Radio's first voice

 Audio - Radio's first voice (1,460 kb)

In 1876, as a lad of 10, Reginald Fessenden witnessed the demonstration of one of the world's great inventions—the telephone—by Alexander Graham Bell. The young witness went on to become a great inventor himself. Perhaps he was born to it—his grandfather was Edward Trenholme, who invented the grain elevator and a snowplough for railways, among other things.

Fessenden, who was born in Quebec, began his life as one of the world's most prolific inventors soon after moving to the United States at the age of 19. During his working life, his employers included light bulb inventor, Thomas Edison, and George Westinghouse, founder of the well-known American appliance manufacturing company that carries his name.

On December 23, 1900, Fessenden was the first to transmit a spoken radio message—over a distance of 1.6 kilometre, near Washington, D.C. On Christmas Eve 1906, he demonstrated the world's first radio broadcast when he gave a speech, played a recording of Handel's Largo, performed a solo on his violin and extended Christmas greetings to startled radio operators on the Atlantic Ocean.

Fessenden also patented some 500 inventions, including radio sonar to avert further tragedies after the sinking of the Titanic; microphotography, the forerunner of microfilm; improved gun sights; an electrical gyroscope for navigation; the fathometer, which measures ocean depths; an electrical wire insulation designed to prevent electrocution and fires; a better light bulb than Edison's and many other ingenious devices.

One of his most notable achievements was his patenting of the heterodyne principle, which is fundamental to all radio, including many modes
of modern telecommunication and cellular telephones. On January 14, 1927, he filed a U.S. patent for a television apparatus.

In spite of the impressive string of innovations for which he was responsible, Fessenden remains relatively unknown. Often called "Canada's great forgotten inventor" and "radio's forgotten voice,"
he has long been overshadowed by contemporaries such as Bell and Guglielmo Marconi, who developed the wireless telegraph. In fact, Marconi frequently gets the credit for inventing radio even though he sent only Morse code, while Fessenden was the first to successfully transmit the human voice.

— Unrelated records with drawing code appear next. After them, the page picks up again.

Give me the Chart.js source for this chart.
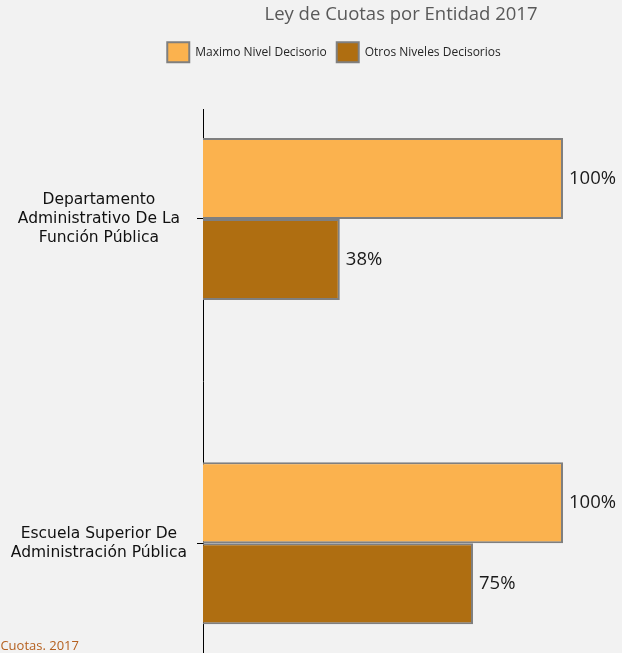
<!DOCTYPE html>
<html>
<head>
<meta charset="utf-8">
<script src="https://cdn.jsdelivr.net/npm/chart.js@4.4.1/dist/chart.umd.min.js"></script>
<style>
  html, body { margin: 0; padding: 0; background: #f2f2f2; overflow: hidden; }
  #wrap { position: relative; width: 622px; height: 653px; }
  #fuente {
    position: absolute; right: 543px; top: 636px;
    white-space: nowrap; font: 13px "Open Sans", sans-serif; color: #b5601f;
  }
</style>
</head>
<body>
<div id="wrap">
  <canvas id="chart" width="622" height="653"></canvas>
  <div id="fuente">Fuente: Ley de Cuotas. 2017</div>
</div>
<script>
const entidades = [
    ["Departamento", "Administrativo De La", "Función Pública"],
    ["Escuela Superior De", "Administración Pública"]
];
const maximoNivel = [100, 100];
const otrosNiveles = [38, 75];
const series = ["Maximo Nivel Decisorio", "Otros Niveles Decisorios"];


/* etiquetas de valor al final de cada barra */

const etiquetas = {
    id: "etiquetas",
    afterDatasetsDraw(chart) {
        const ctx = chart.ctx;
        ctx.save();
        ctx.font = '18.5px "Open Sans"';
        ctx.fillStyle = "#1a1a1a";
        ctx.textBaseline = "middle";
        chart.data.datasets.forEach((ds, i) => {
            chart.getDatasetMeta(i).data.forEach((bar, j) => {
                ctx.fillText(ds.data[j].x + "%", bar.x + 6, bar.y);
            });
        });
        ctx.restore();
    }
};

const aPuntos = arr => arr.map((v, i) => ({ x: v, y: i }));

new Chart(document.getElementById("chart"), {

    type: "bar",

    data: {
        datasets: [
            {
                label: series[0],
                data: aPuntos(maximoNivel),
                backgroundColor: "#fbb24e",
                borderColor: "#7f7f7f",
                borderWidth: 2
            },
            {
                label: series[1],
                data: aPuntos(otrosNiveles),
                backgroundColor: "#af6e11",
                borderColor: "#7f7f7f",
                borderWidth: 2
            }
        ]
    },

    options: {
        indexAxis: "y",
        responsive: false,
        animation: false,
        categoryPercentage: 0.5,
        barPercentage: 1,

        layout: {
            padding: { left: 69, right: 23, top: 0, bottom: 0 }
        },

        plugins: {
            title: {
                display: true,
                text: "Ley de Cuotas por Entidad 2017",
                fullSize: false,
                color: "#595959",
                font: { family: "Open Sans", size: 18.5, weight: "normal" },
                padding: { top: 4, bottom: 6 }
            },
            legend: {
                position: "top",
                labels: {
                    boxWidth: 22,
                    boxHeight: 20,
                    padding: 10,
                    color: "#262626",
                    font: { family: "Open Sans", size: 12 }
                }
            },
            tooltip: { enabled: false }
        },

        scales: {
            x: {
                position: "top",
                min: 0,
                max: 110,
                ticks: { display: false },
                grid: { display: false },
                border: { display: false },
                afterFit(s) { s.height = 37; }
            },
            y: {
                type: "linear",
                reverse: true,
                offset: false,
                min: -0.3385,
                max: 1.3385,
                afterBuildTicks(s) {
                    s.ticks = entidades.map((_, i) => ({ value: i }));
                },
                afterFit(s) {
                    s.width = 134;
                    s.paddingTop = 0;
                    s.paddingBottom = 0;
                    // las etiquetas sobresalen a la izquierda del eje
                    s._computeLabelArea = () => undefined;
                },
                ticks: {
                    autoSkip: false,
                    crossAlign: "center",
                    padding: 10,
                    color: "#111",
                    font: { family: "DejaVu Sans", size: 15.5, lineHeight: 1.2 },
                    callback: v => entidades[v]
                },
                grid: {
                    offset: false,
                    drawOnChartArea: false,
                    drawTicks: true,
                    tickLength: 6,
                    color: "#000"
                },
                border: { display: true, color: "#000", width: 1 }
            }
        }
    },

    plugins: [etiquetas]
});
</script>
</body>
</html>
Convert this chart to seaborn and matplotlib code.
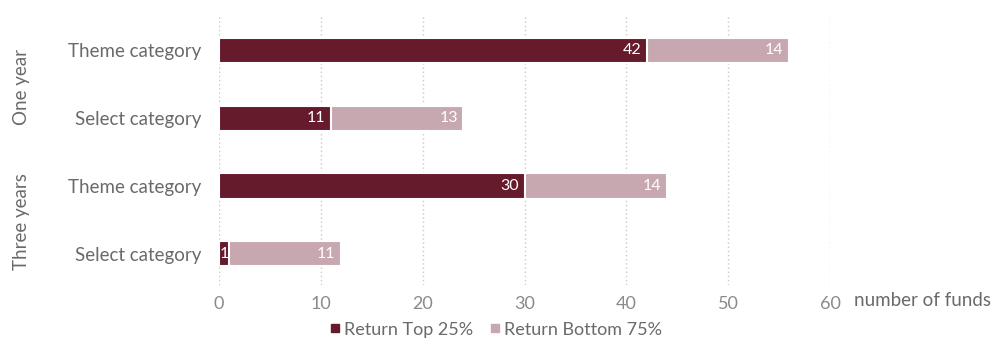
import matplotlib
matplotlib.use("Agg")
import matplotlib.pyplot as plt
from matplotlib.lines import Line2D
import seaborn as sns
import pandas as pd

# Funds per category ranked in the top 25% / bottom 75% by return
row_keys = ["1y_theme", "1y_select", "3y_theme", "3y_select"]
row_labels = ["Theme category", "Select category", "Theme category", "Select category"]
periods = ["One year", "Three years"]
top_25 = [42, 11, 30, 1]
bottom_75 = [14, 13, 14, 11]
x_ticks = [0, 10, 20, 30, 40, 50, 60]
series_names = ["Return Top 25%", "Return Bottom 75%"]

dark = "#661b2c"
light = "#c7a8b0"
grey = "#8a8a8a"
text_grey = "#6a6a6a"

df = pd.DataFrame({
    "row": row_keys,
    "top": top_25,
    "bottom": bottom_75,
})
df["total"] = df["top"] + df["bottom"]

sns.set_theme(style="white")
plt.rcParams["font.family"] = ["Lato", "DejaVu Sans"]

fig = plt.figure(figsize=(9.95, 3.44), dpi=100)
ax = fig.add_axes([219 / 995, 1 - 285 / 344, 611 / 995, 270 / 344])

# stacked bars: full total in the light shade, top share overlaid in dark
sns.barplot(data=df, x="total", y="row", order=row_keys, color=light,
            saturation=1, width=0.37, edgecolor="white", linewidth=1.5, ax=ax)
sns.barplot(data=df, x="top", y="row", order=row_keys, color=dark,
            saturation=1, width=0.37, edgecolor="white", linewidth=1.5, ax=ax)

ax.set_xlim(0, 60)
ax.set_ylim(3.46, -0.52)
ax.set_xticks(x_ticks)
ax.set_xticklabels([str(t) for t in x_ticks])
ax.set_yticks(range(len(row_keys)))
ax.set_yticklabels(row_labels)
ax.set_xlabel("")
ax.set_ylabel("")
ax.tick_params(axis="x", length=0, pad=8, labelsize=13, labelcolor=grey)
ax.tick_params(axis="y", length=0, pad=13, labelsize=13.5, labelcolor=text_grey)
for s in ax.spines.values():
    s.set_visible(False)
ax.xaxis.grid(True, linestyle=(0, (1, 2)), color="#c8c8c8", linewidth=1)
ax.set_axisbelow(True)

# value labels inside the bars
for i, (t, b) in enumerate(zip(top_25, bottom_75)):
    if t >= 3:
        ax.text(t - 0.55, i, str(t), color="white", ha="right", va="center", fontsize=11.5)
    else:
        ax.text(t / 2, i, str(t), color="white", ha="center", va="center", fontsize=11.5)
    ax.text(t + b - 0.55, i, str(b), color="white", ha="right", va="center", fontsize=11.5)

ax.text(1.04, -0.058, "number of funds", transform=ax.transAxes, ha="left", va="center",
        fontsize=13.5, color=text_grey)

# period group labels
fig.text(22 / 995, 1 - 87 / 344, periods[0], rotation=90, ha="center", va="center",
         fontsize=13.5, color=text_grey)
fig.text(22 / 995, 1 - 222 / 344, periods[1], rotation=90, ha="center", va="center",
         fontsize=13.5, color=text_grey)

handles = [Line2D([], [], marker="s", linestyle="", markersize=6, color=c)
           for c in (dark, light)]
fig.legend(handles, series_names, loc="upper center", bbox_to_anchor=(495 / 995, 1 - 318 / 344),
           ncol=2, frameon=False, fontsize=13, handletextpad=0.1, columnspacing=0.8,
           labelcolor=text_grey, handlelength=0.8, borderaxespad=0, borderpad=0.2)

fig.savefig("out.png", dpi=100)
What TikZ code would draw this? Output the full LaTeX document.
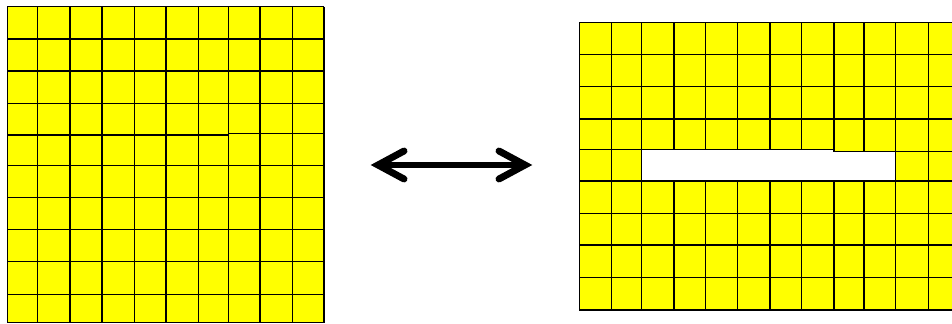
\documentclass[tikz,border=0pt]{standalone}
\begin{document}
\begin{tikzpicture}[x=0.75pt,y=-0.75pt,
  gridline/.style={black, line width=1pt},
  cellfill/.style={fill={rgb,255:red,255;green,255;blue,0}},
  arrowline/.style={black, line width=5.2pt, line cap=round, line join=miter}]
\useasboundingbox (0,0) rectangle (952,324);
\begin{scope}
\clip (0,0) rectangle (952,324);
% ---- left grid ----
\fill[cellfill] (7.3,6.7) rectangle (324,322.7);
\foreach \x in {7.3,37.3,70,102,134.3,166,198.3,228.3,260,292.3,324}
  \draw[gridline] (\x,6.7) -- (\x,322.7);
\foreach \y in {6.7,39,71,103.3,165.3,197.3,229.3,261.7,294.3,322.7}
  \draw[gridline] (7.3,\y) -- (324,\y);
\draw[gridline] (7.3,135) -- (228.3,135) -- (228.3,133.5) -- (324,133.5);
% ---- right grid ----
\fill[cellfill] (579.3,22.7) rectangle (960,310);
\fill[white] (641.7,149.5) -- (834,149.5) -- (834,151.7) -- (895.7,151.7)
  -- (895.7,181) -- (641.7,181) -- cycle;
\foreach \x in {579.3,611.7,641.7,895.7,928.3}
  \draw[gridline] (\x,22.7) -- (\x,310);
\foreach \x in {674,705.7,737.7,770,801.7}
  {\draw[gridline] (\x,22.7) -- (\x,149.5);
   \draw[gridline] (\x,181) -- (\x,310);}
\foreach \x in {834,864}
  {\draw[gridline] (\x,22.7) -- (\x,151.7);
   \draw[gridline] (\x,181) -- (\x,310);}
\foreach \y in {22.7,54.3,86.7,119,181,213.3,245,277.7,310}
  \draw[gridline] (579.3,\y) -- (960,\y);
\draw[gridline] (579.3,149.5) -- (834,149.5) -- (834,151.7) -- (960,151.7);
\end{scope}
% ---- double arrow ----
\coordinate (al) at (378,165);
\coordinate (ar) at (525,165);
\draw[arrowline] (al) -- (ar);
\draw[arrowline] ([shift={(26,-14)}]al) -- (al) -- ([shift={(26,14)}]al);
\draw[arrowline] ([shift={(-26,-14)}]ar) -- (ar) -- ([shift={(-26,14)}]ar);
\end{tikzpicture}
\end{document}
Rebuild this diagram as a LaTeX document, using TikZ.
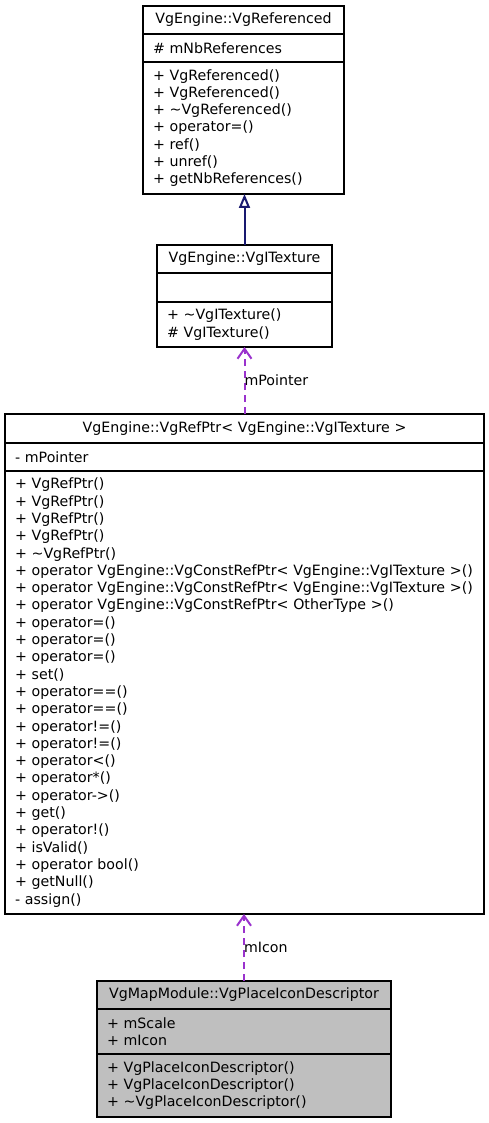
\documentclass[tikz,border=0pt]{standalone}
\usepackage{fontspec}
\setmainfont{DejaVu Sans}
\usepackage{tikz}
\usetikzlibrary{arrows.meta}
\definecolor{inheritblue}{RGB}{25,25,112}
\definecolor{usagepurple}{RGB}{154,50,205}
\definecolor{focusgrey}{RGB}{191,191,191}

\tikzset{
  umlpart/.style={draw=black, line width=1.6pt, anchor=north west, outer sep=0pt,
    inner xsep=10pt, inner ysep=0pt, align=left,
    font=\fontsize{14.2}{17.3}\selectfont},
  umltitle/.style={umlpart, align=center},
  inherit/.style={draw=inheritblue, line width=2pt,
    -{Triangle[open, length=14pt, width=11pt]}},
  usage/.style={draw=usagepurple, line width=2pt, dash pattern=on 7pt off 5pt,
    -{Straight Barb[length=10pt, width=14pt]}},
  rolelabel/.style={anchor=west, inner sep=0pt, xshift=-1pt,
    font=\fontsize{14.2}{17.3}\selectfont},
}

\begin{document}
\begin{tikzpicture}[x=1pt, y=-1pt]
  \useasboundingbox (0,0) rectangle (488,1123);

  % base class
  \node[umltitle, minimum height=28pt, text width=181pt] (refTitle) at (143,6) {VgEngine::VgReferenced};
  \node[umlpart, minimum height=28pt, text width=181pt] (refAttr) at (refTitle.south west) {\# mNbReferences};
  \node[umlpart, minimum height=132pt, text width=181pt] (refOps) at (refAttr.south west) {%
    + VgReferenced()\\
    + VgReferenced()\\
    + \textasciitilde VgReferenced()\\
    + operator=()\\
    + ref()\\
    + unref()\\
    + getNbReferences()};

  % texture interface
  \node[umltitle, minimum height=28pt, text width=155pt] (texTitle) at (157,245) {VgEngine::VgITexture};
  \node[umlpart, minimum height=29pt, text width=155pt] (texAttr) at (texTitle.south west) {};
  \node[umlpart, minimum height=45pt, text width=155pt] (texOps) at (texAttr.south west) {%
    + \textasciitilde VgITexture()\\
    \# VgITexture()};

  % smart pointer
  \node[umltitle, minimum height=29pt, text width=459pt] (ptrTitle) at (5,414) {VgEngine::VgRefPtr< VgEngine::VgITexture >};
  \node[umlpart, minimum height=28pt, text width=459pt] (ptrAttr) at (ptrTitle.south west) {- mPointer};
  \node[umlpart, minimum height=443pt, text width=459pt] (ptrOps) at (ptrAttr.south west) {%
    + VgRefPtr()\\
    + VgRefPtr()\\
    + VgRefPtr()\\
    + VgRefPtr()\\
    + \textasciitilde VgRefPtr()\\
    + operator VgEngine::VgConstRefPtr< VgEngine::VgITexture >()\\
    + operator VgEngine::VgConstRefPtr< VgEngine::VgITexture >()\\
    + operator VgEngine::VgConstRefPtr< OtherType >()\\
    + operator=()\\
    + operator=()\\
    + operator=()\\
    + set()\\
    + operator==()\\
    + operator==()\\
    + operator!=()\\
    + operator!=()\\
    + operator<()\\
    + operator*()\\
    + operator->()\\
    + get()\\
    + operator!()\\
    + isValid()\\
    + operator bool()\\
    + getNull()\\
    - assign()};

  % described class
  \node[umltitle, fill=focusgrey, minimum height=28pt, text width=274pt] (descTitle) at (97,981) {VgMapModule::VgPlaceIconDescriptor};
  \node[umlpart, fill=focusgrey, minimum height=45pt, text width=274pt] (descAttr) at (descTitle.south west) {%
    + mScale\\
    + mIcon};
  \node[umlpart, fill=focusgrey, minimum height=63pt, text width=274pt] (descOps) at (descAttr.south west) {%
    + VgPlaceIconDescriptor()\\
    + VgPlaceIconDescriptor()\\
    + \textasciitilde VgPlaceIconDescriptor()};

  % relations
  \draw[inherit] (texTitle.north) -- (texTitle.north |- refOps.south);
  \draw[usage] (ptrTitle.north) -- (ptrTitle.north |- texOps.south)
    node[midway, rolelabel] (pointerRole) {mPointer};
  \draw[usage] (descTitle.north) -- (descTitle.north |- ptrOps.south)
    node[midway, rolelabel] (iconRole) {mIcon};
\end{tikzpicture}
\end{document}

Fessenden's inventions were brilliant and tended to attract the attention of scoundrels who often pirated his patents; consequently, most of his earnings were expended in court to protect his proprietorship. It was only in 1928 that Fessenden's life of innovation was finally rewarded—with a $500,000 settlement from Radio Company of America for squelching his patents. Unfortunately, he would not enjoy his long-awaited success: he died in Bermuda just four years later.

Fittingly, news of Reginald Fessenden's death was heard around the world on the radio—one of his own inventions.